Federal appeals court in Virginia reverses ruling that DNA testing is constitutional right
Thursday, January 24th 2002, 12:00 am
By: News On 6
RICHMOND, Va. (AP) _ A man convicted of rape in 1990 does not have a constitutional right to DNA testing on evidence, a federal appeals court ruled, reversing a groundbreaking opinion.
A three-judge panel of the 4th U.S. Circuit Court of Appeals found unanimously Wednesday that James Harvey failed to prove the Fairfax County prosecutor violated his civil rights by refusing to allow tests on evidence from Harvey's rape and sodomy trial.
Two of the three judges also found the court should not consider Harvey's claim of a due process violation because, the panel said, the inmate was trying to circumvent the limits on prisoners' appeals in federal court.

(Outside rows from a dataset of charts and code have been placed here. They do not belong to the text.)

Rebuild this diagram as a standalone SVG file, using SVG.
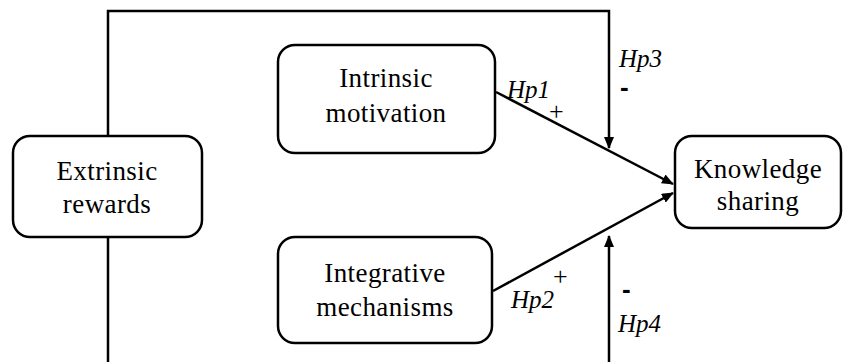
<svg xmlns="http://www.w3.org/2000/svg" width="853" height="362" viewBox="0 0 853 362">
<defs>
<marker id="ah" markerWidth="12" markerHeight="10" refX="11" refY="5" orient="auto" markerUnits="userSpaceOnUse">
<path d="M0,0 L12,5 L0,10 Z" fill="#000"/>
</marker>
<style>
.box{fill:#fff;stroke:#000;stroke-width:2.5}
.lbl{font-family:"Liberation Serif","Times New Roman",serif;font-size:27px;fill:#000;text-anchor:middle;letter-spacing:0.4px}
.hp{font-family:"Liberation Serif","Times New Roman",serif;font-size:25px;font-style:italic;fill:#000}
.sg{font-family:"Liberation Serif","Times New Roman",serif;font-size:26px;fill:#000}
.dash{font-family:"Liberation Sans",Arial,sans-serif;font-size:26px;font-weight:bold;fill:#000}
.ln{fill:none;stroke:#000;stroke-width:2.5}
</style>
</defs>
<rect width="853" height="362" fill="#fff"/>
<g id="connectors">
<path class="ln" d="M108,362 V11 H609 V148" marker-end="url(#ah)"/>
<path class="ln" d="M609,362 V236" marker-end="url(#ah)"/>
<path class="ln" d="M496,92 L673,184" marker-end="url(#ah)"/>
<path class="ln" d="M493,291 L673,193" marker-end="url(#ah)"/>
</g>
<g id="extrinsic">
<rect class="box" x="13" y="136" width="189" height="101" rx="17"/>
<text class="lbl" x="107" y="180">Extrinsic</text>
<text class="lbl" x="107" y="213">rewards</text>
</g>
<g id="intrinsic">
<rect class="box" x="278" y="45" width="217" height="108" rx="17"/>
<text class="lbl" x="386" y="87">Intrinsic</text>
<text class="lbl" x="386" y="122">motivation</text>
</g>
<g id="integrative">
<rect class="box" x="278" y="237" width="214" height="106" rx="17"/>
<text class="lbl" x="385" y="282">Integrative</text>
<text class="lbl" x="385" y="316">mechanisms</text>
</g>
<g id="knowledge">
<rect class="box" x="675" y="136" width="166" height="92" rx="17"/>
<text class="lbl" x="758" y="178">Knowledge</text>
<text class="lbl" x="758" y="210">sharing</text>
</g>
<g id="labels">
<text class="hp" x="507" y="98">Hp1</text>
<text class="sg" x="549" y="120">+</text>
<text class="hp" x="619" y="67">Hp3</text>
<text class="dash" x="620" y="96">-</text>
<text class="hp" x="511" y="308">Hp2</text>
<text class="sg" x="553" y="285">+</text>
<text class="dash" x="622" y="298">-</text>
<text class="hp" x="618" y="332">Hp4</text>
</g>
</svg>
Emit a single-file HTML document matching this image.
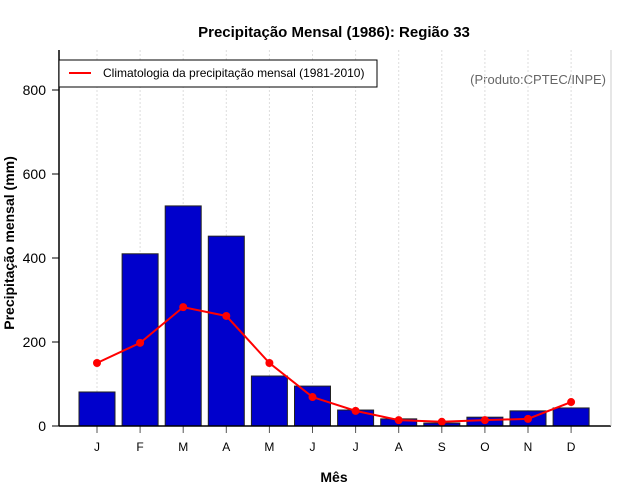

``Fashioning a new federal constitutional right that would govern all prisoners in all states is not a permissible way of addressing the question of post-conviction DNA testing,'' Chief Judge J. Harvie Wilkinson III wrote for the majority. ``Such relief must be conferred by either state or federal legislation or by the state courts acting under their own constitutions.''
The decision overturns a first-of-its-kind ruling by now-retired U.S. District Judge Albert V. Bryan Jr. At least 100 people have been freed nationwide because of genetic testing, and about a dozen states have passed laws to allow post-conviction DNA testing.
Peter J. Neufeld, co-founder of the New York-based Innocence Project, said lawyers are considering an appeal to the full 4th Circuit.
Harvey was convicted in the 1989 rape of a mother of three who was dragged into a wooded area by two men. DNA testing was not done at the time, and the victim could not identify her attackers. However, a witness testified that Harvey had confessed to him.
Jack Gould, attorney for Fairfax Commonwealth's Attorney Robert F. Horan Jr., said his client's position had been vindicated. ``In this case, the evidence of Mr. Harvey's guilt was substantial,'' he said.
Harvey also has asked a Fairfax circuit judge to order DNA testing under Virginia's new law that makes testing available to convicted felons in cases where the results could prove their innocence.